The court commenced its adjudication by underlining that even SP Group does not dispute that Tata Sons satisfies the parameters of Section 2(68) of the 2013 Act that defines a private company — but contentions revolve around the procedure followed for reconversion. NCLAT held that Tata Sons ought to have followed the process of a special resolution and amendment of its Articles under Section 14 and 14(1) of the Companies Act.

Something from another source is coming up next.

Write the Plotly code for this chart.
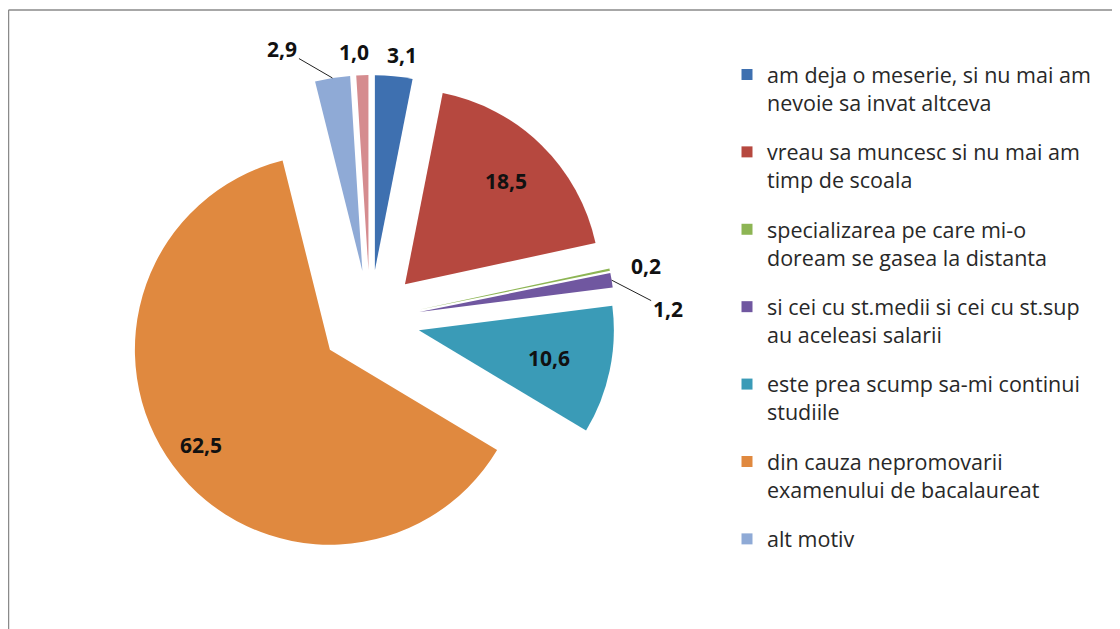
import math
import plotly.graph_objects as go

# ---------------- Data ----------------
labels = [
    "am deja o meserie, si nu mai am<br>nevoie sa invat altceva",
    "vreau sa muncesc si nu mai am<br>timp de scoala",
    "specializarea pe care mi-o<br>doream se gasea la distanta",
    "si cei cu st.medii si cei cu st.sup<br>au aceleasi salarii",
    "este prea scump sa-mi continui<br>studiile",
    "din cauza nepromovarii<br>examenului de bacalaureat",
    "alt motiv",
    "alt motiv (2)",
]
values = [3.1, 18.5, 0.2, 1.2, 10.6, 62.5, 2.9, 1.0]
in_legend = [True, True, True, True, True, True, True, False]

colors = ["#3E70B0", "#B6483F", "#8DB554", "#7057A0", "#3A9BB7", "#E0893F", "#8FAAD6", "#D58C8F"]

# ---------------- Label placement (styling, not data) ----------------
# ("in", radial fraction) or ("out", dx px, dy px, leader line?)
label_style = [
    ("out", 8, -21, False),
    ("in", 0.74),
    ("out", 36, -4, False),
    ("out", 56, 29, True),
    ("in", 0.68),
    ("in", 0.82),
    ("out", -50, -29, True),
    ("out", -8, -23, False),
]

W, H = 1120, 629
OFF = 8  # page body margin in the browser
PULL = 0.256
CX, CY, R = 370, 320, 195  # pie centre and radius in screen px
BOX = R * (1 + PULL)


def px(xs):
    return (xs - OFF) / W


def py(ys):
    return 1 - (ys - OFF) / H


def fmt(v):
    return f"{v:.1f}".replace(".", ",")


fig = go.Figure()
fig.add_trace(go.Pie(
    labels=labels,
    values=values,
    sort=False,
    direction="clockwise",
    rotation=0,
    pull=[PULL] * len(values),
    marker=dict(colors=colors, line=dict(width=0)),
    textinfo="none",
    showlegend=False,
    automargin=False,
    domain=dict(x=[px(CX - BOX), px(CX + BOX)], y=[py(CY + BOX), py(CY - BOX)]),
    hoverinfo="label+value",
))

# Legend entries (one legend group each, to control spacing)
for i, (lab, col, show) in enumerate(zip(labels, colors, in_legend)):
    if not show:
        continue
    fig.add_trace(go.Scatter(
        x=[None], y=[None], mode="markers", name=lab,
        marker=dict(symbol="square", size=11, color=col),
        legendgroup=f"g{i}", showlegend=True, hoverinfo="skip",
    ))

# Value labels, positioned from the slice geometry
annotations = []
total = sum(values)
cum = 0.0
lab_font = dict(family="Open Sans", size=21, color="#111111", weight="bold")
for v, st in zip(values, label_style):
    th = math.radians((cum + v / 2) / total * 360)
    cum += v
    ux, uy = math.sin(th), -math.cos(th)
    ax0, ay0 = CX + PULL * R * ux, CY + PULL * R * uy  # apex of exploded slice
    if st[0] == "in":
        f = st[1]
        annotations.append(dict(x=px(ax0 + f * R * ux), y=py(ay0 + f * R * uy),
                                xref="paper", yref="paper", text=fmt(v), showarrow=False,
                                xanchor="center", yanchor="middle", font=lab_font))
    else:
        _, dx, dy, leader = st
        ex, ey = ax0 + R * ux, ay0 + R * uy
        if leader:
            annotations.append(dict(x=px(ex), y=py(ey), xref="paper", yref="paper",
                                    text=fmt(v), showarrow=True, ax=dx, ay=dy,
                                    arrowhead=0, arrowwidth=1, arrowcolor="#222222",
                                    standoff=0, font=lab_font))
        else:
            annotations.append(dict(x=px(ex + dx), y=py(ey + dy), xref="paper", yref="paper",
                                    text=fmt(v), showarrow=False,
                                    xanchor="center", yanchor="middle", font=lab_font))

fig.update_layout(
    width=W, height=H,
    margin=dict(l=0, r=0, t=0, b=0),
    paper_bgcolor="white", plot_bgcolor="white",
    separators=",.",
    xaxis=dict(visible=False), yaxis=dict(visible=False),
    annotations=annotations,
    legend=dict(
        x=px(727), y=py(54), xanchor="left", yanchor="top",
        font=dict(family="Open Sans", size=21.5, color="#282828"),
        traceorder="grouped", tracegroupgap=18.5, valign="top",
        itemwidth=30, bgcolor="rgba(0,0,0,0)",
    ),
    shapes=[
        dict(type="line", xref="paper", yref="paper", x0=px(8.5), x1=1.0, y0=py(10), y1=py(10),
             line=dict(color="#8a8a8a", width=1.5)),
        dict(type="line", xref="paper", yref="paper", x0=px(8.5), x1=px(8.5), y0=0, y1=py(10),
             line=dict(color="#8a8a8a", width=1.5)),
    ],
)

fig.write_html("out.html")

The court found NCLAT’s reasoning to be flawed. “What NCLAT failed to see was that Tata sons did not become a public company by choice but became one by operation of law. Therefore, we do not know how such a company should also be asked to follow the rigors of Section 14(1)(b) of the 2013 Act,” it noted. The court said that Section 14(1), primarily, deals with the issue of alteration of Articles of Association of the company but “Tata Sons wanted a mere amendment of the Certificate of Incorporation, which is not something that is covered by Section 14 of the 2013 Act.”
It said that the NCLAT mixed up the attempt of Tata Sons to have the Certificate of Incorporation amended with an attempt to have the Articles of Association amended, while pointing out that Tata Sons satisfied the criteria prescribed in Section 2(68) of the Act by having restriction on the right to transfer shares, limitation on the number of members and prohibiting any invitation to the public to subscribe to shares/debentures.

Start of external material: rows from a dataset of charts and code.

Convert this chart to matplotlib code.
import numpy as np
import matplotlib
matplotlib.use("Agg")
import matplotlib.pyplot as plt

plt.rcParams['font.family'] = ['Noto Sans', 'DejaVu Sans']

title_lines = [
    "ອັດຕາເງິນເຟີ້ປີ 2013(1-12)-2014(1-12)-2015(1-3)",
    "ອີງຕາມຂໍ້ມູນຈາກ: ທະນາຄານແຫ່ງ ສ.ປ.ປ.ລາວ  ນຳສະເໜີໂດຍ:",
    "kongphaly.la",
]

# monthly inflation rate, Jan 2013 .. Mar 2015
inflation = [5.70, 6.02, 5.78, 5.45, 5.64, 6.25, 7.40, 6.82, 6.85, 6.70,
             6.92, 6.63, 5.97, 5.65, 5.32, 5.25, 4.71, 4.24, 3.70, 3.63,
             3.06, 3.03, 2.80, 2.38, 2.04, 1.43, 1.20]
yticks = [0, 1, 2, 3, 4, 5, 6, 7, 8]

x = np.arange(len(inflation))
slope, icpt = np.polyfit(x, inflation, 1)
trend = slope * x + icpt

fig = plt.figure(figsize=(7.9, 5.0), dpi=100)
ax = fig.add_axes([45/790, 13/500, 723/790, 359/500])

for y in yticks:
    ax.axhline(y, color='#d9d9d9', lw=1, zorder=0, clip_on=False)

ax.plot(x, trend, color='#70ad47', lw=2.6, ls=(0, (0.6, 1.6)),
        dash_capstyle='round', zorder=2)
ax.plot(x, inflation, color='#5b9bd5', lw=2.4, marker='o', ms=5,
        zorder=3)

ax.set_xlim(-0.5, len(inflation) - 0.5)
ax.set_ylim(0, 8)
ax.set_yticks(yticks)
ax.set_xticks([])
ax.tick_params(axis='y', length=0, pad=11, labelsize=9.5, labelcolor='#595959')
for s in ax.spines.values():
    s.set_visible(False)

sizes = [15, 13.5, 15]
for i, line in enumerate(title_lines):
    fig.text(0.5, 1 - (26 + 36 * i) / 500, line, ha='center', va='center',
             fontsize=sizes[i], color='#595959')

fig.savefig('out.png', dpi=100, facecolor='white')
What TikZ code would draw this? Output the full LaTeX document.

“The certificate is a mere recognition of the status of the company and it does not by itself create one. Once a new definition of the expression ‘private company’ came into force under section 2(68) of the 2013 Act, the only test to be applied is to find out if the company fits into the scheme under the new Act or not,” ruled the court.
It was these five questions and the court’s detailed examination of the themes that swung the verdict in favour of Ratan Tata, bringing to an end a major acrimonious chapter in India’s corporate history.